" Il faut que justice soit rendue "
Pour Laurent Garrouste, animateur de la pétition lancée récemment par la Fondation Copernic sur la mortalité liée au travail, les employeurs qui négligent la santé et la sécurité de leurs salariés sont trop rarement sanctionnés.
La Fondation Copernic a lancé la pétition " Travailler tue en toute impunité : pour combien de temps encore ? ". Pour quelles raisons ?
Laurent Garrouste : On constate en France de fortes inégalités entre catégories socioprofessionnelles face à la mortalité. Un ouvrier a une espérance de vie inférieure de six ans et demi à celle d'un cadre. Et il risque dix fois plus de mourir prématurément d'un cancer. Le travail joue un rôle clé dans ces inégalités. Et les conditions de travail se sont détériorées ces dernières années.
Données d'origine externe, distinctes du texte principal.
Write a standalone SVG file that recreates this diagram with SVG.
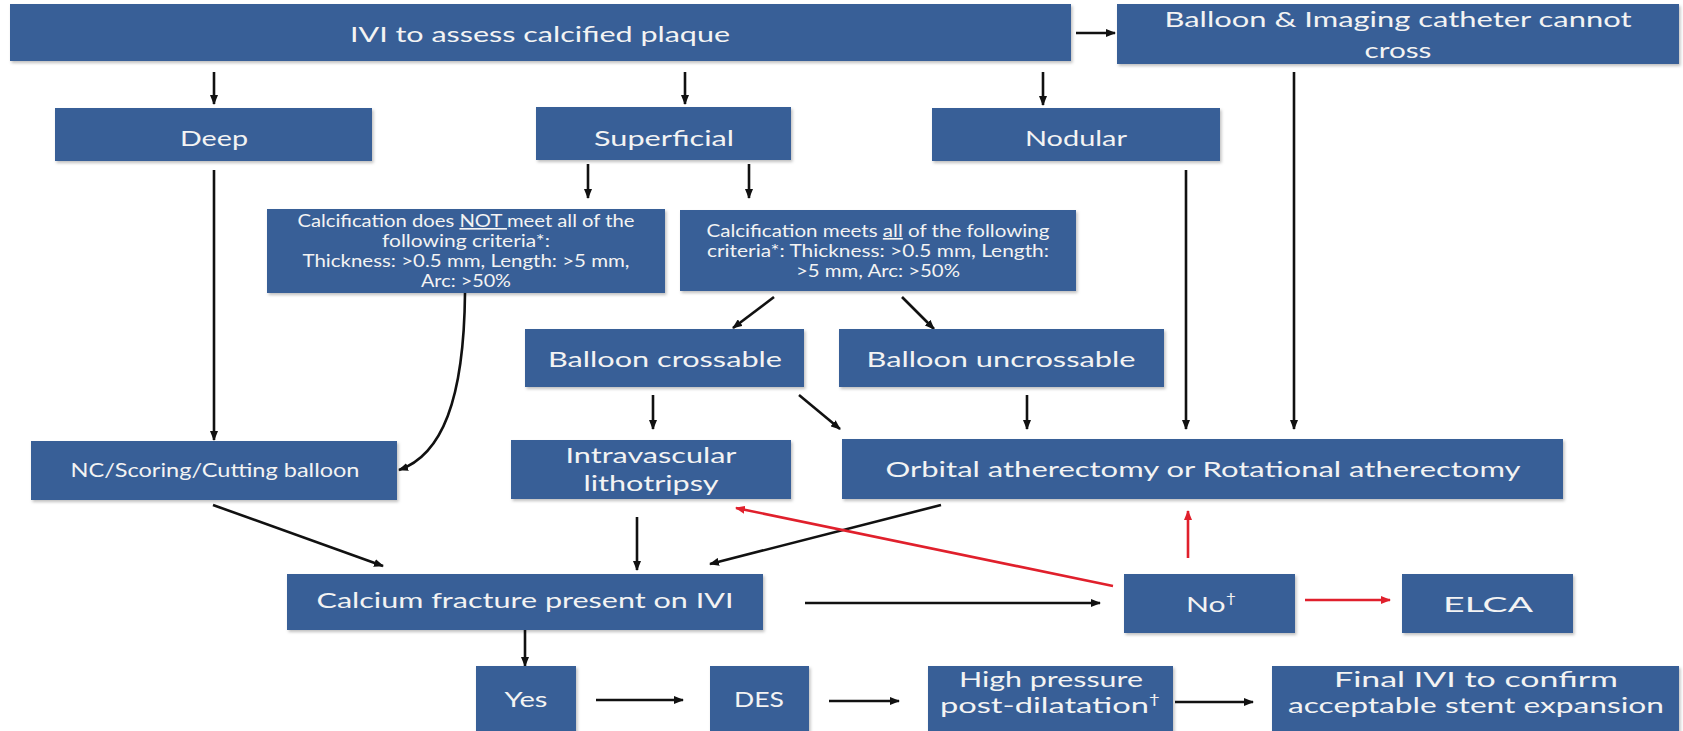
<svg xmlns="http://www.w3.org/2000/svg" width="1683" height="731" viewBox="0 0 1683 731">
<defs>
<style>
.box{fill:#385f97;filter:url(#sh)}
.t{font-family:Lato,"Open Sans",sans-serif;font-size:22px;fill:#f3f3f3;text-anchor:middle}
.s{font-family:Lato,"Open Sans",sans-serif;font-size:16.5px;fill:#f3f3f3;text-anchor:middle}
.c{stroke:#111;stroke-width:2.6;fill:none;marker-end:url(#ab)}
.r{stroke:#e0202c;stroke-width:2.6;fill:none;marker-end:url(#ar)}
.u{text-decoration:underline}
.sup{font-size:13px}
</style>
<filter id="sh" x="-5%" y="-10%" width="110%" height="130%">
<feDropShadow dx="1.5" dy="2" stdDeviation="1.5" flood-color="#000" flood-opacity="0.25"/>
</filter>
<marker id="ab" markerUnits="userSpaceOnUse" markerWidth="10" markerHeight="8" refX="9" refY="4" orient="auto">
<path d="M0,0 L10,4 L0,8 z" fill="#111"/>
</marker>
<marker id="ar" markerUnits="userSpaceOnUse" markerWidth="10" markerHeight="8" refX="9" refY="4" orient="auto">
<path d="M0,0 L10,4 L0,8 z" fill="#e0202c"/>
</marker>
</defs>
<rect width="1683" height="731" fill="#fff"/>

<g id="connectors">
<line class="c" x1="1076" y1="33" x2="1115" y2="33"/>
<line class="c" x1="214" y1="72" x2="214" y2="104"/>
<line class="c" x1="685" y1="72" x2="685" y2="104"/>
<line class="c" x1="1043" y1="72" x2="1043" y2="105"/>
<line class="c" x1="588" y1="164" x2="588" y2="198"/>
<line class="c" x1="749" y1="164" x2="749" y2="198"/>
<line class="c" x1="214" y1="170" x2="214" y2="440"/>
<path class="c" d="M465,293 C464,400 442,455 399,470"/>
<line class="c" x1="774" y1="297" x2="733" y2="328"/>
<line class="c" x1="902" y1="297" x2="934" y2="329"/>
<line class="c" x1="653" y1="395" x2="653" y2="429"/>
<line class="c" x1="799" y1="395" x2="840" y2="429"/>
<line class="c" x1="1027" y1="395" x2="1027" y2="429"/>
<line class="c" x1="1186" y1="170" x2="1186" y2="429"/>
<line class="c" x1="1294" y1="72" x2="1294" y2="429"/>
<line class="c" x1="213" y1="505" x2="383" y2="566"/>
<line class="c" x1="637" y1="517" x2="637" y2="570"/>
<line class="c" x1="941" y1="505" x2="710" y2="564"/>
<line class="c" x1="805" y1="603" x2="1100" y2="603"/>
<line class="c" x1="525" y1="630" x2="525" y2="666"/>
<line class="c" x1="596" y1="700" x2="683" y2="700"/>
<line class="c" x1="829" y1="701" x2="899" y2="701"/>
<line class="c" x1="1175" y1="702" x2="1253" y2="702"/>
<line class="r" x1="1113" y1="586" x2="736" y2="508"/>
<line class="r" x1="1188" y1="558" x2="1188" y2="511"/>
<line class="r" x1="1305" y1="600" x2="1390" y2="600"/>
</g>

<g id="n-top"><rect class="box" x="10" y="4" width="1061" height="57"/>
<text class="t" x="540" y="42" textLength="380" lengthAdjust="spacingAndGlyphs">IVI to assess calcified plaque</text></g>

<g id="n-cross"><rect class="box" x="1117" y="4" width="562" height="60"/>
<text class="t" x="1398" y="27" textLength="467" lengthAdjust="spacingAndGlyphs">Balloon &amp; Imaging catheter cannot</text>
<text class="t" x="1398" y="58" textLength="67" lengthAdjust="spacingAndGlyphs">cross</text></g>

<g id="n-deep"><rect class="box" x="55" y="108" width="317" height="53"/>
<text class="t" x="214" y="146" textLength="68" lengthAdjust="spacingAndGlyphs">Deep</text></g>

<g id="n-superficial"><rect class="box" x="536" y="107" width="255" height="53"/>
<text class="t" x="664" y="146" textLength="140" lengthAdjust="spacingAndGlyphs">Superficial</text></g>

<g id="n-nodular"><rect class="box" x="932" y="108" width="288" height="53"/>
<text class="t" x="1076" y="146" textLength="102" lengthAdjust="spacingAndGlyphs">Nodular</text></g>

<g id="n-not"><rect class="box" x="267" y="209" width="398" height="84"/>
<text class="s" x="466" y="227" textLength="337" lengthAdjust="spacingAndGlyphs">Calcification does <tspan class="u">NOT </tspan>meet all of the</text>
<text class="s" x="466" y="247" textLength="168" lengthAdjust="spacingAndGlyphs">following criteria*:</text>
<text class="s" x="466" y="267" textLength="327" lengthAdjust="spacingAndGlyphs">Thickness: &gt;0.5 mm, Length: &gt;5 mm,</text>
<text class="s" x="466" y="287" textLength="90" lengthAdjust="spacingAndGlyphs">Arc: &gt;50%</text></g>

<g id="n-meets"><rect class="box" x="680" y="210" width="396" height="81"/>
<text class="s" x="878" y="237" textLength="343" lengthAdjust="spacingAndGlyphs">Calcification meets <tspan class="u">all</tspan> of the following</text>
<text class="s" x="878" y="257" textLength="342" lengthAdjust="spacingAndGlyphs">criteria*: Thickness: &gt;0.5 mm, Length:</text>
<text class="s" x="878" y="277" textLength="164" lengthAdjust="spacingAndGlyphs">&gt;5 mm, Arc: &gt;50%</text></g>

<g id="n-crossable"><rect class="box" x="525" y="329" width="279" height="58"/>
<text class="t" x="665" y="367" textLength="234" lengthAdjust="spacingAndGlyphs">Balloon crossable</text></g>

<g id="n-uncrossable"><rect class="box" x="839" y="329" width="325" height="58"/>
<text class="t" x="1001" y="367" textLength="269" lengthAdjust="spacingAndGlyphs">Balloon uncrossable</text></g>

<g id="n-nc"><rect class="box" x="31" y="441" width="366" height="59"/>
<text class="s" x="215" y="477" style="font-size:19px" textLength="289" lengthAdjust="spacingAndGlyphs">NC/Scoring/Cutting balloon</text></g>

<g id="n-ivl"><rect class="box" x="511" y="440" width="280" height="59"/>
<text class="t" x="651" y="463" textLength="171" lengthAdjust="spacingAndGlyphs">Intravascular</text>
<text class="t" x="651" y="491" textLength="135" lengthAdjust="spacingAndGlyphs">lithotripsy</text></g>

<g id="n-orbital"><rect class="box" x="842" y="439" width="721" height="60"/>
<text class="t" x="1203" y="477" textLength="635" lengthAdjust="spacingAndGlyphs">Orbital atherectomy or Rotational atherectomy</text></g>

<g id="n-calcium"><rect class="box" x="287" y="574" width="476" height="56"/>
<text class="t" x="525" y="608" textLength="417" lengthAdjust="spacingAndGlyphs">Calcium fracture present on IVI</text></g>

<g id="n-no"><rect class="box" x="1124" y="574" width="171" height="59"/>
<text class="t" x="1211" y="612" textLength="50" lengthAdjust="spacingAndGlyphs">No<tspan class="sup" dy="-9">†</tspan></text></g>

<g id="n-elca"><rect class="box" x="1402" y="574" width="171" height="59"/>
<text class="t" x="1488" y="612" textLength="90" lengthAdjust="spacingAndGlyphs">ELCA</text></g>

<g id="n-yes"><rect class="box" x="476" y="666" width="100" height="68"/>
<text class="t" x="526" y="707" textLength="43" lengthAdjust="spacingAndGlyphs">Yes</text></g>

<g id="n-des"><rect class="box" x="710" y="666" width="99" height="68"/>
<text class="t" x="759" y="707" textLength="50" lengthAdjust="spacingAndGlyphs">DES</text></g>

<g id="n-high"><rect class="box" x="928" y="666" width="245" height="68"/>
<text class="t" x="1051" y="687" textLength="184" lengthAdjust="spacingAndGlyphs">High pressure</text>
<text class="t" x="1050" y="713" textLength="220" lengthAdjust="spacingAndGlyphs">post-dilatation<tspan class="sup" dy="-9">†</tspan></text></g>

<g id="n-final"><rect class="box" x="1272" y="666" width="407" height="68"/>
<text class="t" x="1476" y="687" textLength="284" lengthAdjust="spacingAndGlyphs">Final IVI to confirm</text>
<text class="t" x="1476" y="713" textLength="376" lengthAdjust="spacingAndGlyphs">acceptable stent expansion</text></g>
</svg>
Aux pénibilités anciennes, essentiellement physiques, s'ajoutent les pénibilités mentales liées aux pressions marchandes, temporelles ou au stress. Résultat : un nombre toujours très important d'accidents du travail. Et, entre 1996 et 2005, une explosion des maladies professionnelles, passées de 13 500 à 53 000, avec notamment les troubles musculo-squelettiques et les affections liées à l'amiante. Or ces évolutions résultent de politiques d'entreprise. Pourtant, malgré la gravité de la situation, on constate une large impunité de la délinquance patronale en matière de santé et sécurité.
Que préconisez-vous ?
L. G. : D'abord, il faut que justice soit rendue, que les procédures pénales aboutissent, en particulier celles concernant le scandale de l'amiante, aujourd'hui en panne. Pour cela, il faut une volonté politique et des moyens, notamment humains, pour la justice. De ce point de vue, le procès pénal en cours à Turin, en Italie, suscite un espoir. Ensuite, il faut une loi sur la sous-traitance la limitant à un seul niveau et faisant peser la responsabilité en matière de santé et sécurité sur les donneurs d'ordre - les décideurs - et non sur les seuls sous-traitants en bout de chaîne. Il faut aussi renforcer les droits collectifs des salariés. Dans les entreprises de moins de 11 salariés, les plus nombreuses, le personnel doit disposer d'une représentation. Autre piste : assurer l'indépendance des médecins du travail vis-à-vis des employeurs par une gestion publique de la médecine du travail. Enfin, l'Inspection du travail doit disposer de moyens humains et juridiques suffisants pour remplir son rôle.
Quel est le rôle de l'Inspection du travail dans ce domaine ?
L. G. : La santé et la sécurité au travail constituent un axe majeur d'intervention de l'Inspection du travail. Celle-ci dispose d'outils efficaces, comme les décisions d'arrêt de chantier, permettant d'imposer aux entreprises la mise en conformité en cas de situation dangereuse. L'utilisation de ce dispositif explique en partie la chute du nombre des accidents mortels dans le BTP. Mais, à ce jour, un agent de contrôle ne peut pas, par exemple, ordonner l'arrêt d'une machine dangereuse. D'autre part, les moyens humains restent insuffisants. Le plan gouvernemental de développement de l'Inspection du travail tient du trompe-l'oeil. La réduction du nombre d'agents administratifs en charge de l'accueil du public risque de couper le lien direct indispensable entre l'Inspection et les salariés.
Enfin, les procès-verbaux dressés par les inspecteurs du travail sur les questions de santé et sécurité sont trop souvent classés sans suite ou jugés dans des délais qui leur ôtent de leur efficacité. En ce qui concerne les entraves aux institutions représentatives du personnel, il y a très peu de poursuites. Ce n'est manifestement pas une priorité pour beaucoup de magistrats. Pourtant, la capacité effective des salariés à exercer leurs droits collectifs est essentielle à la préservation de la santé et de la sécurité au travail.